Not limited to Hoya application deployments only.
K-V pairs need to be published “somewhere”. A structured section in the ZK tree per app is the obvious location -though potentially expensive. An alternative is AM-published data.
Needs client-side code capable of extracting information from YARN cluster to generate client-specific configuration.
Assumes (key, value) pairs sufficient for client config generation. Again, some template expansion will aid here (this time: client-side interpretation).
Client config generators need to find and bind to the target application themselves.

Multiple options:

Standard ZK structure for YARN applications (maybe: YARN itself to register paths in ZK & set up child permissions,so enforcing security).
Agents to push to ZK dynamic information as K-V pairs
Agent provider on AM to fetch K-V pairs and include in status requests
CLI to fetch app config keys, echo out responses (needs client log4j settings to log all slf/log4j to stderr, so that app > results.txt would save results explicitly
client side code per app to generate specific binding information

Load-balancer app Yarn App

Spread requests round a set of registered handlers, e.g web servers. Support plugins for session binding/sharding.
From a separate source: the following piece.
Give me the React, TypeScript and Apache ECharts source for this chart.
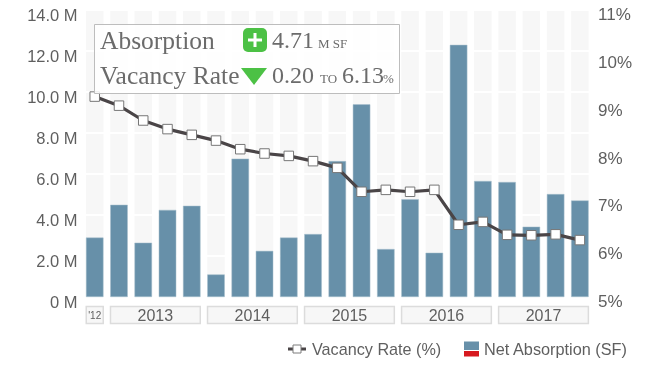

Some web servers can do this already; a custom YARN app could use grizzy embedded. Binding problem exists, but would support scaleable dispatch of values.

Could be offered as an AM extension (in provider, ...): scales well with #of apps in cluster, but adds initial location/failover problems.
If offered as a core-YARN service, location is handled via a fixed URL. This could place high load on the service, even just 302 redirects.